Smart was born in Lacock, Wiltshire in July 1898, younger brother of Jack Smart who was born in 1891. Their father, Thomas Smart, was a keen cricketer who played for Wiltshire in the Minor Counties Championship between 1895 and 1907.

==Playing career==

===Warwickshire===
Smart began his playing career for Warwickshire in 1920. He made his debut facing Surrey at the Kennington Oval on 8 May, scoring nine and a duck and bowling thirteen wicketless overs. He featured in thirteen games in total that season, managing a single half-century with the bat and taking only four wickets at a bowling average of above 60 runs per wicket. He was nevertheless retained for the next two seasons, managing 400 runs in the 1921 season with another half-century, and a further 247 in 1922, however he would only take five more wickets across those two years.

===Glamorgan===

In 1927 Smart, who had played only one first-class match since leaving Warwickshire – an invitational game in 1926 – returned to the County Championship for Glamorgan and would feature for them intermittently over the next few years, making little impression with ball or bat. However, in 1934 – having played at the most only four or five matches per season since his debut for them – Glamorgan played Smart for the full 27 games of the summer. He scored 1,335 runs, including a maiden century and nine fifties, and took 38 wickets. He went on to score over 1000 runs for three further seasons, 1935, 1936 and 1937, taking regular wickets with his part-time spin bowling.

In the 1935 season, Smart, rapidly gaining his reputation as an explosive hitter, hit six, six, four, six, six, four off of an over from Hampshire's Gerry Hill at the Cardiff Arms Park.

He scored three centuries in 1935 – including one against a touring South African side – and two more in 1936. His century against that touring South African side formed part of a record partnership for the final wicket: he made 131 while batting with the tail.

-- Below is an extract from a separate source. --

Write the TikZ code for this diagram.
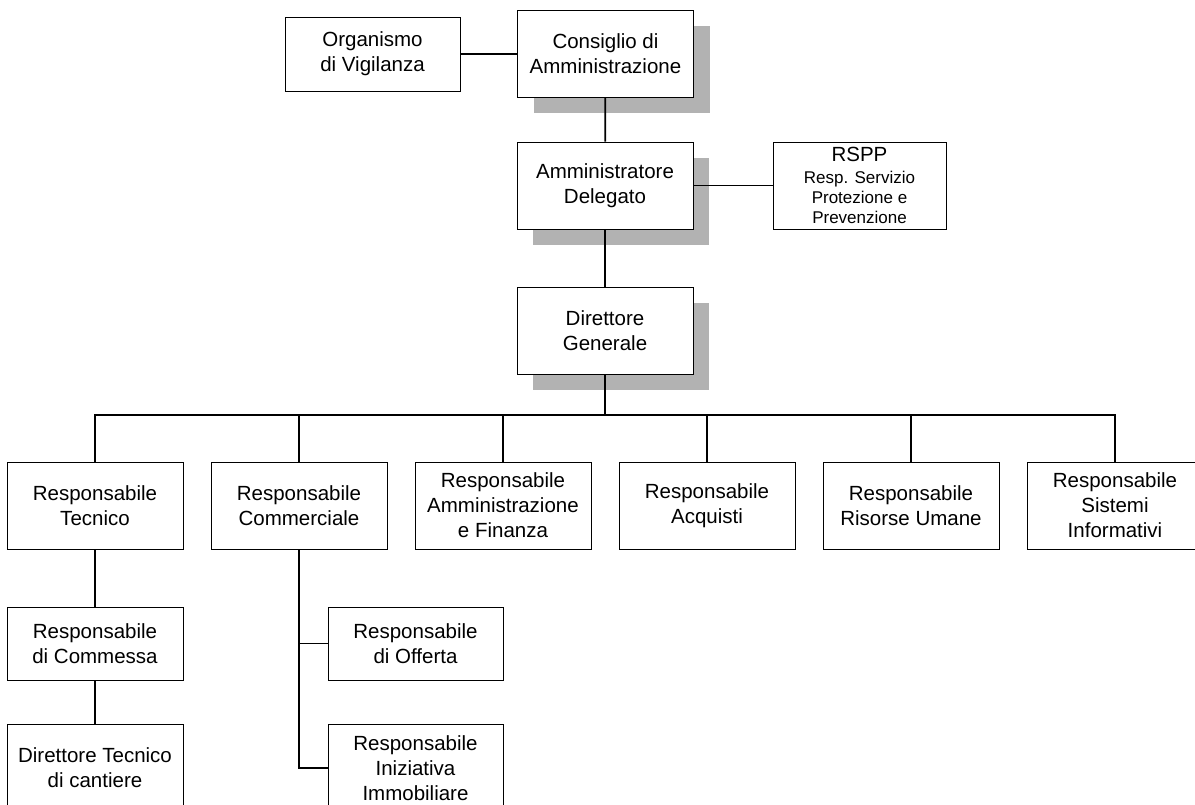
\documentclass[tikz,border=0pt]{standalone}
\usepackage{fontspec}
\setmainfont{Liberation Sans}
\usetikzlibrary{shadows}
\usetikzlibrary{positioning}

\newcommand{\subf}{\fontsize{17}{20}\selectfont}

\begin{document}
\begin{tikzpicture}[x=1pt,y=-1pt,
  box/.style={draw,fill=white,line width=0.9pt,minimum width=176pt,minimum height=87pt,
    inner sep=0pt,align=center,font=\fontsize{20.5}{25}\selectfont},
  topbox/.style={box,drop shadow={shadow xshift=16pt,shadow yshift=-16pt,fill=black!30,opacity=1}},
  link/.style={line width=1.7pt}]

  \useasboundingbox (0,0) rectangle (1195,805);

  % Top of the chart
  \node[topbox] (cda) at (605.5,54) {Consiglio di\\Amministrazione};
  \node[box,minimum height=74pt,minimum width=175pt] (ov) at (372.5,54) {Organismo\\di Vigilanza};
  \node[topbox] (ad) at (605,185.5) {Amministratore\\Delegato};
  \node[box,minimum width=173pt] (rspp) at (859.5,185.5)
    {RSPP\\[-3pt]\subf Resp. Servizio\\[-5pt]\subf Protezione e\\[-5pt]\subf Prevenzione};
  \node[topbox] (dg) at (605,330.5) {Direttore\\Generale};
  \coordinate (bus) at (605,415);

  % Responsabili
  \foreach \c [count=\x from 0] in {{Responsabile\\Tecnico},{Responsabile\\Commerciale},
      {Responsabile\\Amministrazione\\e Finanza},{Responsabile\\Acquisti},
      {Responsabile\\Risorse Umane},{Responsabile\\Sistemi\\Informativi}}
    \node[box] (r\x) at (95+204*\x,505.5) {\c};

  % Lower levels
  \node[box,minimum height=73pt] (rcm) at (95,643.5) {Responsabile\\di Commessa};
  \node[box,minimum height=88pt] (rdt) at (95,768) {Direttore Tecnico\\di cantiere};
  \node[box,minimum height=73pt,minimum width=175pt] (rof) at (415.5,643.5) {Responsabile\\di Offerta};
  \node[box,minimum height=88pt,minimum width=175pt] (rii) at (415.5,768) {Responsabile\\Iniziativa\\Immobiliare};

  % Links
  \draw[link] (ov) -- (cda);
  \draw[link] (cda) -- (ad);
  \draw[link] (ad) -- (rspp);
  \draw[link] (ad) -- (dg);
  \draw[link] (dg) -- (bus);
  \draw[link] (r0.north) |- (bus) -| (r5.north);
  \foreach \x in {1,...,4}
    {\draw[link] (r\x.north) -- (r\x.north |- bus);}
  \draw[link] (r0) -- (rcm) -- (rdt);
  \draw[link] (r1.south) |- (rof.west);
  \draw[link] (r1.south) |- (rii.west);
\end{tikzpicture}
\end{document}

During his innings he lofted a six that smashed a window in a nearby hotel. He narrowly missed out on 1,000 runs in 1938, ending the season with 933 runs, but he scored 1,241 in 1939. With the outbreak of World War II, cricket in England was put on hold, and though Smart returned to cricket in nine matches in the 1946 season he failed to pass fifty and did not play again after July.

==Retirement and later life==

Smart remained in South Wales for the rest of his life, dying in 1975 in Abertillery.